Siamese CNN-BiLSTM Architecture for 3D Shape Representation Learning
Authors: Guoxian Dai, Jin Xie, Yi Fang
IJCAI 2018 | Conference PDF | Archive PDF | Plain Text | LLM Run Details
| Reproducibility Variable | Result | LLM Response |
|---|---|---|
| Research Type | Experimental | Our proposed method is evaluated on two benchmarks, Model Net40 and SHREC 2014, demonstrating superiority over the state-of-the-art methods. |
| Researcher Affiliation | Academia | NYU Multimedia and Visual Computing Lab 2 Dept. of ECE, NYU Abu Dhabi, UAE 3 Dept. of ECE, NYU Tandon School of Engineering, USA 4 Dept. of CSE, NYU Tandon School of Engineering, USA guoxian.dai@nyu.edu, jin.xie@nyu.edu, yfang@nyu.edu |
| Pseudocode | No | The paper does not contain any structured pseudocode or algorithm blocks. |
| Open Source Code | No | The paper does not provide any concrete access information (specific link, explicit statement of code release, or mention of code in supplementary materials) for the source code of the described methodology. |
| Open Datasets | Yes | Our proposed method is evaluated on two large-scale benchmarks, Princeton Model Net [Wu et al., 2015] and SHREC 2014 [Li and Lu, et al., 2014]. |
| Dataset Splits | Yes | For our experiments, we follow the same training and testing splitting in [Wu et al., 2015; Su et al., 2015], by selecting 100 shapes for each class, 80 for training and 20 for testing.
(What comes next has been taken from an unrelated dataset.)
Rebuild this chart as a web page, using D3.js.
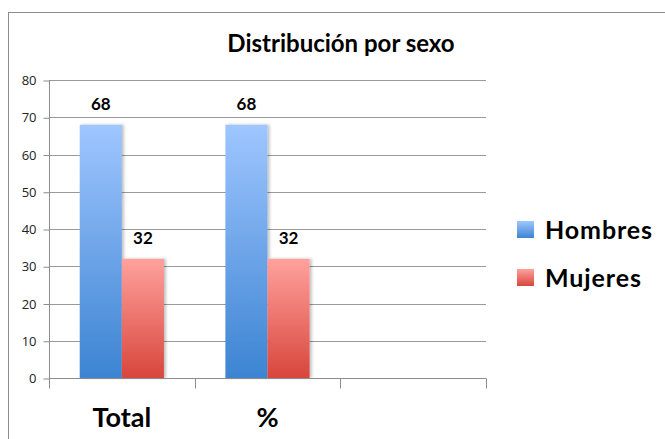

As for our experiments, we randomly split the shapes of each group into two halves equally as training and testing. |
| Hardware Specification | Yes | In addition, our proposed method is implemented using Caffe with a single GPU, Nvidia Tesla K80. |
| Software Dependencies | No | The paper mentions software like 'Caffe' and 'Alex Net' but does not provide specific version numbers for any software dependencies. |
| Experiment Setup | Yes | For the multi-view rendering part, we choose 12 different views at the horizontal plane towards to the centroid of the 3D shape, step by every 30 . The size of the hidden state for LSTM is set to 512. The outputs of all Bi LSTM cells are passed through an average-pooling to generate one compact representation, which is followed by two fully connected layers with the sizes of 200, 200. The whole CNN-Bi LSTM network is constructed into a siamese structure with the contrastive loss function and the margin h is set to 10. The batch size is set to 360, which is 30 sequences; the weight decay rate is set to 0.0005; the momentum rate is set to 0.1; the base learning rate is set to 0.001. |